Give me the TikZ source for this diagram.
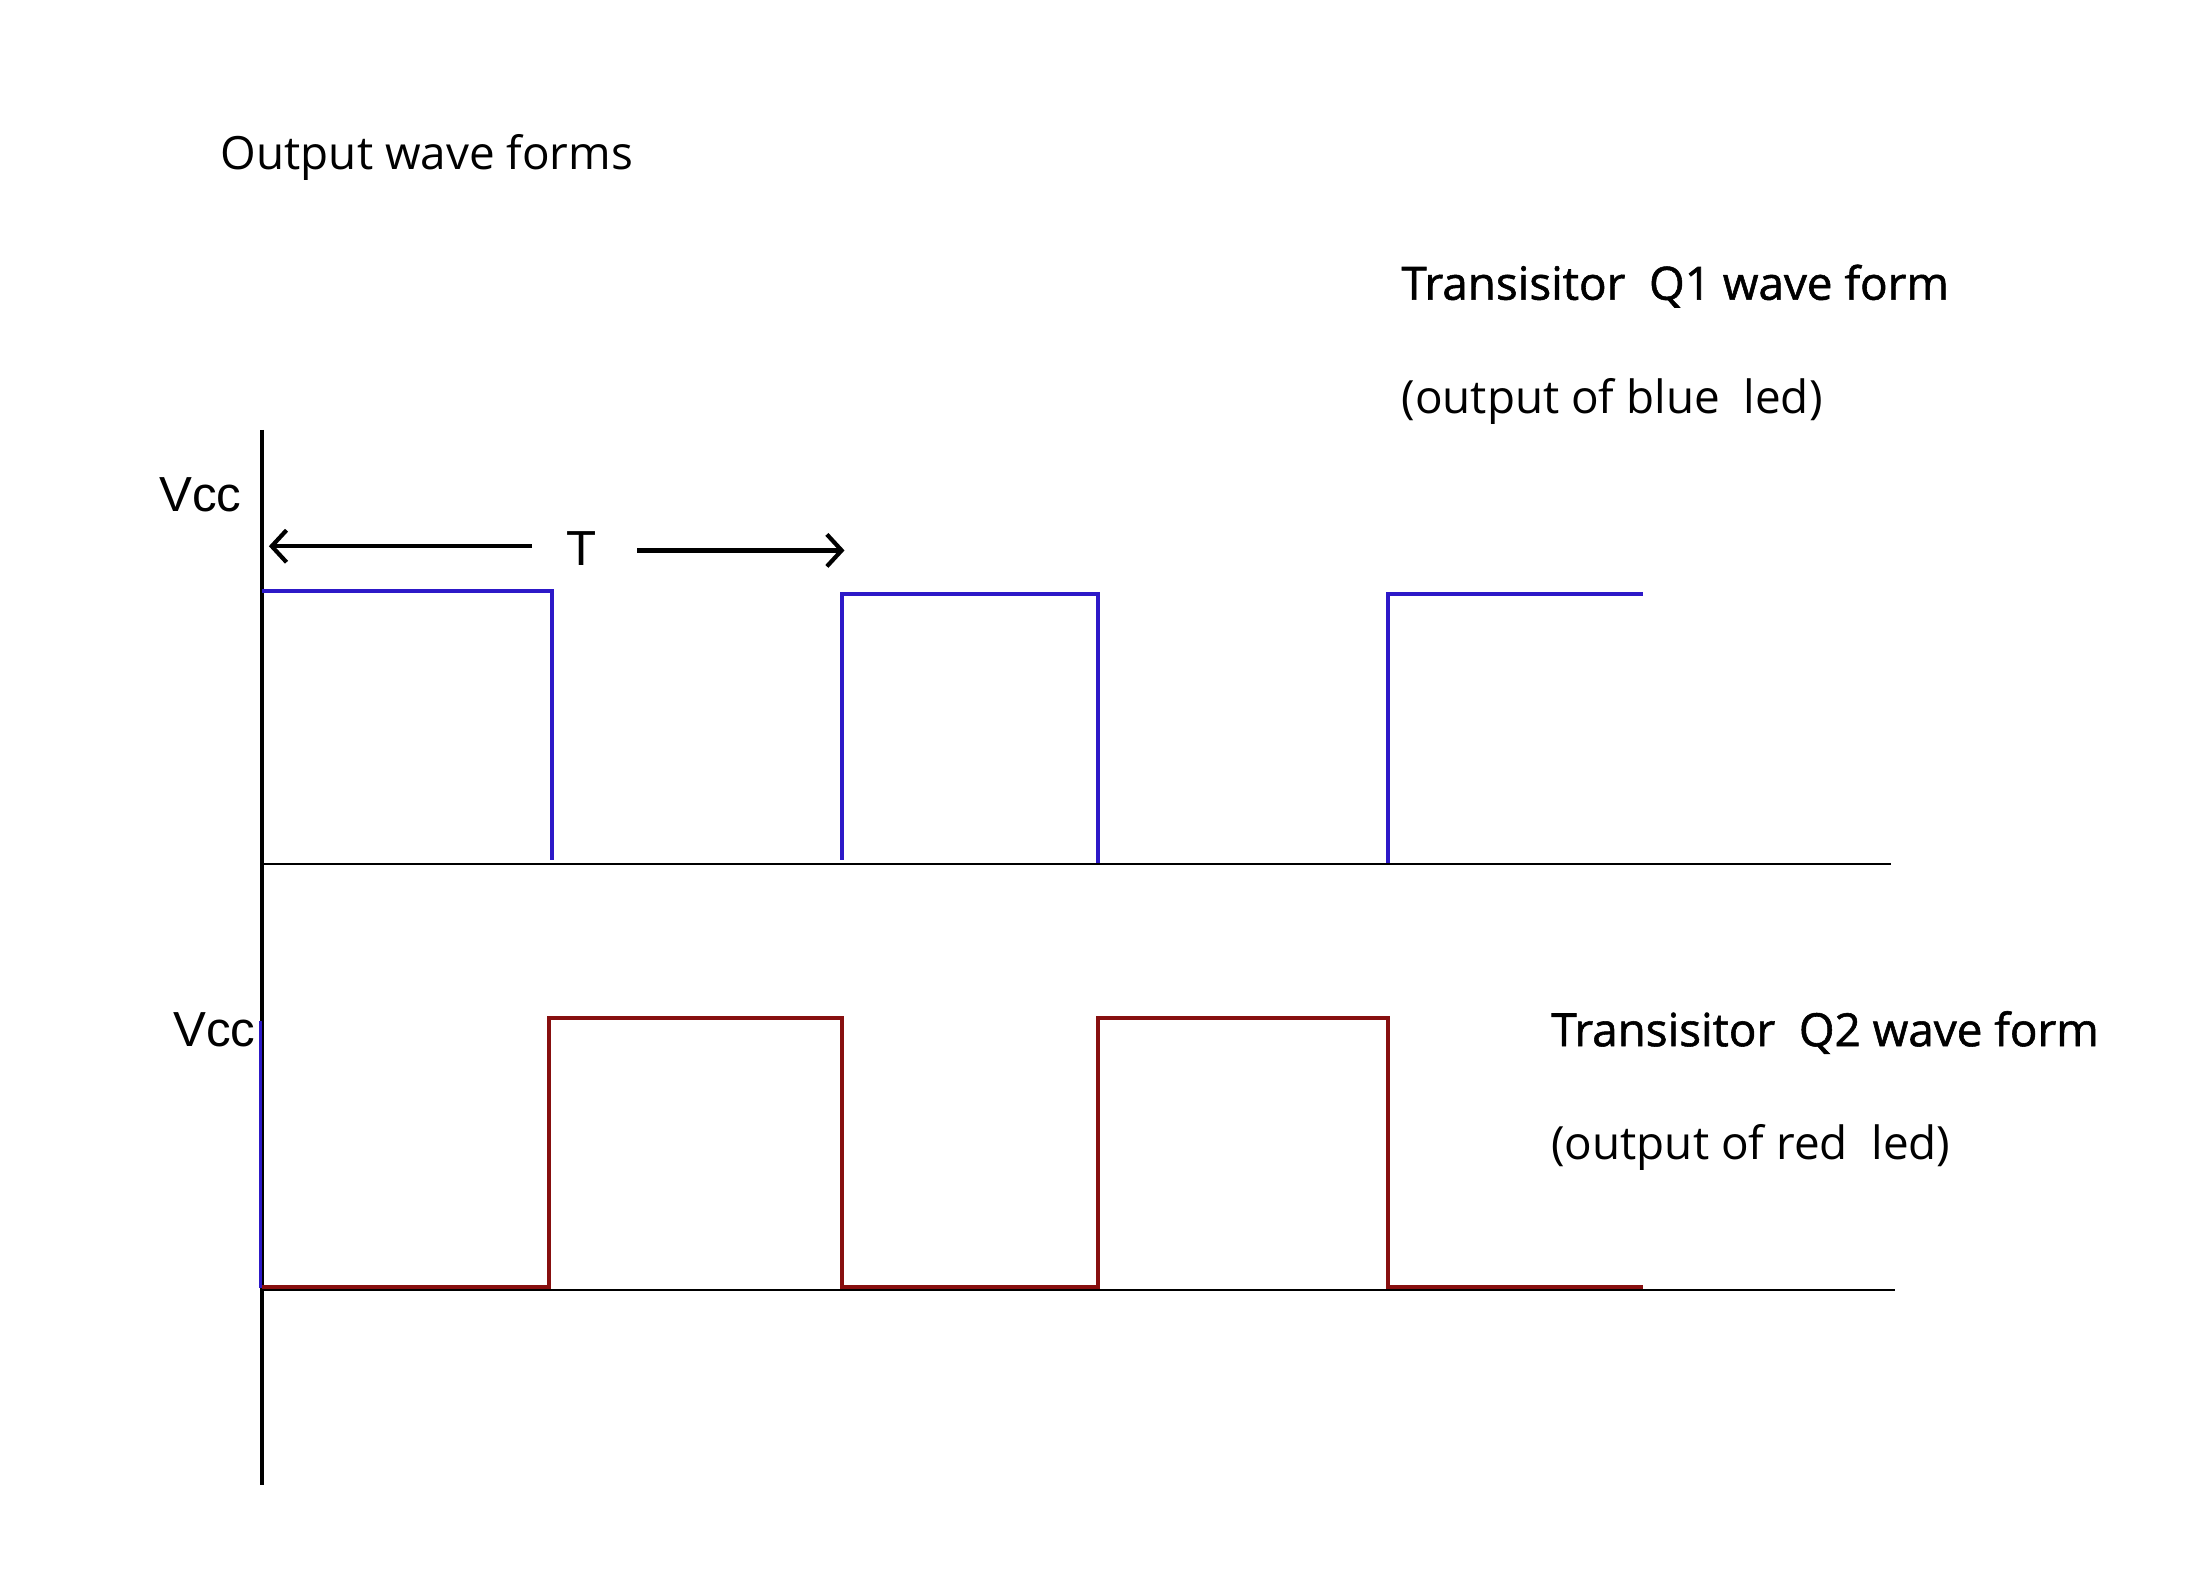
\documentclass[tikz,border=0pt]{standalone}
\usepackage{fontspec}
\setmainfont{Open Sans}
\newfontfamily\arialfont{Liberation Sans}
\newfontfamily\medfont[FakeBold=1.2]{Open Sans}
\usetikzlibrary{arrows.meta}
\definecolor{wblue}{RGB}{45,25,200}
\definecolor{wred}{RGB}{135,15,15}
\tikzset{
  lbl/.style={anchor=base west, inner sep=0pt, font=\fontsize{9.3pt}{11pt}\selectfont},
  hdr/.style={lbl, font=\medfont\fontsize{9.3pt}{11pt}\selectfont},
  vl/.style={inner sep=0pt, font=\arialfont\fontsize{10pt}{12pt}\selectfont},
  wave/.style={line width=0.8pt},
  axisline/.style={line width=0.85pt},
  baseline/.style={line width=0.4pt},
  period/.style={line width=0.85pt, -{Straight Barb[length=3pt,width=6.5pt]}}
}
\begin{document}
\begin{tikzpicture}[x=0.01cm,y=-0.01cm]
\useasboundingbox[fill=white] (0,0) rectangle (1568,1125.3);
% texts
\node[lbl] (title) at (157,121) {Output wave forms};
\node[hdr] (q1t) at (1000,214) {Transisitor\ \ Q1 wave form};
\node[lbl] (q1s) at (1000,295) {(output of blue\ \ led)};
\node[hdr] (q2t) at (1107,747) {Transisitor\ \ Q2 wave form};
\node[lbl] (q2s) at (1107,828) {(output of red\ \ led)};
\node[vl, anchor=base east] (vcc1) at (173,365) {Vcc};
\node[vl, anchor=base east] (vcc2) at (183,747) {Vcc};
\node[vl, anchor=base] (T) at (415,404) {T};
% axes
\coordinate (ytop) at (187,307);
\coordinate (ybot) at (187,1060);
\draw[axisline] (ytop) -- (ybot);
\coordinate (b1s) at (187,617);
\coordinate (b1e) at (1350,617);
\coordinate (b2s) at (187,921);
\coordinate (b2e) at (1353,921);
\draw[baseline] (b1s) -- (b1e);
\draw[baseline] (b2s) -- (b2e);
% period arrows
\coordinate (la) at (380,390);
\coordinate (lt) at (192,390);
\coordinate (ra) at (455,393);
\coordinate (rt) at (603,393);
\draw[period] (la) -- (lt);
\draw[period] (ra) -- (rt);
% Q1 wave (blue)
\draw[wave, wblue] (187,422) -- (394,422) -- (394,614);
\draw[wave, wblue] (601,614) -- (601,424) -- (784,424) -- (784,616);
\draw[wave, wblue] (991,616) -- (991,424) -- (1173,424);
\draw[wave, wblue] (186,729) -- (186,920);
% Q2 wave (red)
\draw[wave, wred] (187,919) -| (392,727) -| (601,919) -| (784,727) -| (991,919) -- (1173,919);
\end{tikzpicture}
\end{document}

• • • • • • •

Written task
Give every line back word for word and leave the pictures out.

Complete answer
Give me the TikZ source for this diagram.
\documentclass[tikz,border=0pt]{standalone}
\usepackage{fontspec}
\setmainfont{Open Sans}
\newfontfamily\arialfont{Liberation Sans}
\newfontfamily\medfont[FakeBold=1.2]{Open Sans}
\usetikzlibrary{arrows.meta}
\definecolor{wblue}{RGB}{45,25,200}
\definecolor{wred}{RGB}{135,15,15}
\tikzset{
  lbl/.style={anchor=base west, inner sep=0pt, font=\fontsize{9.3pt}{11pt}\selectfont},
  hdr/.style={lbl, font=\medfont\fontsize{9.3pt}{11pt}\selectfont},
  vl/.style={inner sep=0pt, font=\arialfont\fontsize{10pt}{12pt}\selectfont},
  wave/.style={line width=0.8pt},
  axisline/.style={line width=0.85pt},
  baseline/.style={line width=0.4pt},
  period/.style={line width=0.85pt, -{Straight Barb[length=3pt,width=6.5pt]}}
}
\begin{document}
\begin{tikzpicture}[x=0.01cm,y=-0.01cm]
\useasboundingbox[fill=white] (0,0) rectangle (1568,1125.3);
% texts
\node[lbl] (title) at (157,121) {Output wave forms};
\node[hdr] (q1t) at (1000,214) {Transisitor\ \ Q1 wave form};
\node[lbl] (q1s) at (1000,295) {(output of blue\ \ led)};
\node[hdr] (q2t) at (1107,747) {Transisitor\ \ Q2 wave form};
\node[lbl] (q2s) at (1107,828) {(output of red\ \ led)};
\node[vl, anchor=base east] (vcc1) at (173,365) {Vcc};
\node[vl, anchor=base east] (vcc2) at (183,747) {Vcc};
\node[vl, anchor=base] (T) at (415,404) {T};
% axes
\coordinate (ytop) at (187,307);
\coordinate (ybot) at (187,1060);
\draw[axisline] (ytop) -- (ybot);
\coordinate (b1s) at (187,617);
\coordinate (b1e) at (1350,617);
\coordinate (b2s) at (187,921);
\coordinate (b2e) at (1353,921);
\draw[baseline] (b1s) -- (b1e);
\draw[baseline] (b2s) -- (b2e);
% period arrows
\coordinate (la) at (380,390);
\coordinate (lt) at (192,390);
\coordinate (ra) at (455,393);
\coordinate (rt) at (603,393);
\draw[period] (la) -- (lt);
\draw[period] (ra) -- (rt);
% Q1 wave (blue)
\draw[wave, wblue] (187,422) -- (394,422) -- (394,614);
\draw[wave, wblue] (601,614) -- (601,424) -- (784,424) -- (784,616);
\draw[wave, wblue] (991,616) -- (991,424) -- (1173,424);
\draw[wave, wblue] (186,729) -- (186,920);
% Q2 wave (red)
\draw[wave, wred] (187,919) -| (392,727) -| (601,919) -| (784,727) -| (991,919) -- (1173,919);
\end{tikzpicture}
\end{document}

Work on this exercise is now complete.